O novo coronavírus pode se dissimular no organismo humano e contagiar outras pessoas sem que o infectado saiba que está disseminando o vírus. De acordo com o professor do Departamento de Patologia da Faculdade de Medicina da Universidade de São Paulo (USP), Paulo Saldiva, além de ser mais agressivo que o H1N1, a covid-19 tem um tempo maior de latência no organismo.
Saldiva está à frente de um grupo da USP que desenvolveu um protocolo para que se coletem tecidos durante a necropsia das vítimas da covid-19, montando um biobanco que poderá ser compartilhado pelos pesquisadores para estudar a doença e suas manifestações sistêmicas. Ele já atuou em outras pandemias, fazendo a análise de corpos de dezenas de vítimas do H1N1.
Até a tarde de ontem, a equipe tinha feito necropsia pelo método minimamente invasivo em 15 corpos.

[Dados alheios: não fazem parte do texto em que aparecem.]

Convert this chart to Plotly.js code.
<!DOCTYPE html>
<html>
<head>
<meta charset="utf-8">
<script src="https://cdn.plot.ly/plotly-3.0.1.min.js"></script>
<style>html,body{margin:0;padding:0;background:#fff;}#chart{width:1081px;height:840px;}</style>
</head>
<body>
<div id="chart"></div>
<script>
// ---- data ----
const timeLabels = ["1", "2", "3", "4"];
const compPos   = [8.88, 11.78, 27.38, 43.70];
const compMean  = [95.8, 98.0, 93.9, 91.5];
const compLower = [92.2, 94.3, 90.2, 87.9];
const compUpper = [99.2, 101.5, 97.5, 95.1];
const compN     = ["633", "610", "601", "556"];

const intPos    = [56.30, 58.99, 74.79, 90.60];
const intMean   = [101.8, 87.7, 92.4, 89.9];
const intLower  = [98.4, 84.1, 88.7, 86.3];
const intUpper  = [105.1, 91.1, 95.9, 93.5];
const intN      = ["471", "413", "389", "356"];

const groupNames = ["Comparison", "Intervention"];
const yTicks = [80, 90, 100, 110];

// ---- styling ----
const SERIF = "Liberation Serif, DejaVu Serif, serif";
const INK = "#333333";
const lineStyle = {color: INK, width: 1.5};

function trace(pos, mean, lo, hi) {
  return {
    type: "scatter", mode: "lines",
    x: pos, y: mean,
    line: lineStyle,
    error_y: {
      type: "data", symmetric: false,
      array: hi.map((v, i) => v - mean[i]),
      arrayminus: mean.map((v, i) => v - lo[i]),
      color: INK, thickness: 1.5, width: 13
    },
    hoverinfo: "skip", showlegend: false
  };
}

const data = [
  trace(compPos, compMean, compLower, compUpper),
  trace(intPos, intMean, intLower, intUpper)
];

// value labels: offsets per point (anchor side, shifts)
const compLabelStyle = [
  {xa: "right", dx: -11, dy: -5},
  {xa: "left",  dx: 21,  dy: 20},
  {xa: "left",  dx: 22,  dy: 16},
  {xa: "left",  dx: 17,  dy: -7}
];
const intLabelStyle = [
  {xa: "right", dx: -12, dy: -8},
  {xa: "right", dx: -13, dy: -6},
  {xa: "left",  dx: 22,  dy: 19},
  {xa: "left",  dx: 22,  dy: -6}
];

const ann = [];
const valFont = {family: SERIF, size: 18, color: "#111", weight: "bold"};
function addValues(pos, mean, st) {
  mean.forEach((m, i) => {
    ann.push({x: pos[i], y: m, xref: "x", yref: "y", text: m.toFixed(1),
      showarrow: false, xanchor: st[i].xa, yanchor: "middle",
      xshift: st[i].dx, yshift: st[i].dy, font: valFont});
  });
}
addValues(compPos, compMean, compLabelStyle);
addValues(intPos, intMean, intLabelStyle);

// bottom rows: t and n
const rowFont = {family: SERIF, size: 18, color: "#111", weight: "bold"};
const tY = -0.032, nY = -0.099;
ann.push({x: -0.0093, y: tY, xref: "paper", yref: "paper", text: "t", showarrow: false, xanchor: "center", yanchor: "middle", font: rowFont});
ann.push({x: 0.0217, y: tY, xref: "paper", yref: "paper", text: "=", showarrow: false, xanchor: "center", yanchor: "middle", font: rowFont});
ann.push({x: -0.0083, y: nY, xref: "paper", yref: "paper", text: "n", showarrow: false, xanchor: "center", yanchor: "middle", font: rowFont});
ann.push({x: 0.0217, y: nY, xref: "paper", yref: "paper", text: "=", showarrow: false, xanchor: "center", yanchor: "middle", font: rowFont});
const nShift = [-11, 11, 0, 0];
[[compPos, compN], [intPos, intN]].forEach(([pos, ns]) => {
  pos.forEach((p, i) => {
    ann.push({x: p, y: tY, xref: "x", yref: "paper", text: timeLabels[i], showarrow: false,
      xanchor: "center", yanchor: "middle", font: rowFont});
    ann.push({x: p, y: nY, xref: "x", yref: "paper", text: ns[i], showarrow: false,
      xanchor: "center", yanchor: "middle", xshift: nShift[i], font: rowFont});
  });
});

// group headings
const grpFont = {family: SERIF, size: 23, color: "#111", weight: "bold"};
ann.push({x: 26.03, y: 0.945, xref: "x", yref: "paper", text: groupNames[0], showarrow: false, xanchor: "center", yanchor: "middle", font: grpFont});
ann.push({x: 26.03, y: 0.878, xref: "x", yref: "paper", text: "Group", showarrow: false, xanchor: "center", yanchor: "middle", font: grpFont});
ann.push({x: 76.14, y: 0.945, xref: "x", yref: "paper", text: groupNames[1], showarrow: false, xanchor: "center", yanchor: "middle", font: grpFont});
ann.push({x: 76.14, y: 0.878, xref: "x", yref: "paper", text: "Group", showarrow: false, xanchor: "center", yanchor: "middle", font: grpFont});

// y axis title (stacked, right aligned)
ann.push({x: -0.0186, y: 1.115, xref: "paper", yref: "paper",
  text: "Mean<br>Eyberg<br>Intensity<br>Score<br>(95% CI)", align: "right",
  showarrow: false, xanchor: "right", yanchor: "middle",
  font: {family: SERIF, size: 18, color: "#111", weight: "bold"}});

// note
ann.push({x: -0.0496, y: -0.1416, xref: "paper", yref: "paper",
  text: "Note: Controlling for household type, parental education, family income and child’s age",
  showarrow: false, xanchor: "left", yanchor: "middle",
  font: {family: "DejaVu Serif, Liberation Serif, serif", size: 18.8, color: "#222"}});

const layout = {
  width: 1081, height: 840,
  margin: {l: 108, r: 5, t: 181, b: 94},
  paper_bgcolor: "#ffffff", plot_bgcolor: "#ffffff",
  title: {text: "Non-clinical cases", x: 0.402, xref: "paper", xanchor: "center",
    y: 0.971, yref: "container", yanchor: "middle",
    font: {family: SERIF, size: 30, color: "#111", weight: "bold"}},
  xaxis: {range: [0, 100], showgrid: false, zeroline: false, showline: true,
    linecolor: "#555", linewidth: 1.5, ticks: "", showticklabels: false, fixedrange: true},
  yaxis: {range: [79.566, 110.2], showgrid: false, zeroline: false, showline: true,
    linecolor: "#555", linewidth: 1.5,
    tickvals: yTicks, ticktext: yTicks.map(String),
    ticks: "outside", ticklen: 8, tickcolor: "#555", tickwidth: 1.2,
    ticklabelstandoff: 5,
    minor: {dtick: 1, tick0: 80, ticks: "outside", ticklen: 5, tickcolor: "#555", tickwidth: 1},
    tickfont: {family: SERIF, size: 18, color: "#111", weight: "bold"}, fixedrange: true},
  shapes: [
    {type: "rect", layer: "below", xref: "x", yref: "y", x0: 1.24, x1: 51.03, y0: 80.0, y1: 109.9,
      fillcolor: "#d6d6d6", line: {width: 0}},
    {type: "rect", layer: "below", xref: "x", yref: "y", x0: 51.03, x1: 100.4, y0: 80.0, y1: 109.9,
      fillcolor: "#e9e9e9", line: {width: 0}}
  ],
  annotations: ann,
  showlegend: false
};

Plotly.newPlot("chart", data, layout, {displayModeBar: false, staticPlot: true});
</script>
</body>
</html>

A expectativa é de chegar a 50 para entender a dinâmica da doença e planejar ações terapêuticas.
É possível comparar o novo coronavírus com outros vírus, como o H1N1?
Esse vírus é mais agressivo que o H1N1. A contagiosidade é similar, mas a agressividade dele é um pouco maior. A outra característica que o torna mais letal é que o tempo de latência, entre você estar contaminado e desenvolver doença clínica, também é maior. No H1N1 em no máximo dois dias você estava com febre. Nesse vírus pode ficar até 10 ou 12 dias sem sintomas, enquanto ele vai minando o organismo. Isso significa que a pessoa com o vírus pode estar contaminando outras sem saber.
Já dá para entender como o vírus age e se há diferença nos corpos de homens e mulheres?
Fizemos 15 necropsias, mas só temos as análises de dez. Vamos ter a resposta para isso mais à frente. Agora estamos fazendo o PCR (exame molecular) de todos os órgãos para saber para onde o vírus foi. A gente sabe que, além do pulmão, os vírus estão indo para o cérebro, os rins e os testículos. O que sabemos é que é muito rápido e extremamente agressivo, principalmente no sistema respiratório. A maioria estava com as vias sanguíneas que irrigam os pulmões obstruídas por tromboses.
Alguma dificuldade para conseguir material para o estudo?
Os familiares, mesmo em momento de perda, autorizam o uso desse material. Já que não podem doar o órgão, entendem que estão doando conhecimento. O número sobe todo dia, e todo dia tem necropsia.
Quando os resultados dos estudos estarão disponíveis?
O material analisado já está sendo oferecido, por isso, que a gente dividiu em equipe. Já temos artigo científico escrito sobre trombose e está saindo outro sobre a técnica que a gente usa. A gente acha que vai chegar rápido em torno de 40 ou 50 casos; vamos ter pacientes de várias faixas etárias, com comorbidades e vários tempos de internação para entender o que acontece ao longo do tempo de internação, como a doença evolui. Entender por que algumas pessoas morrem com poucos dias e outras com mais dias.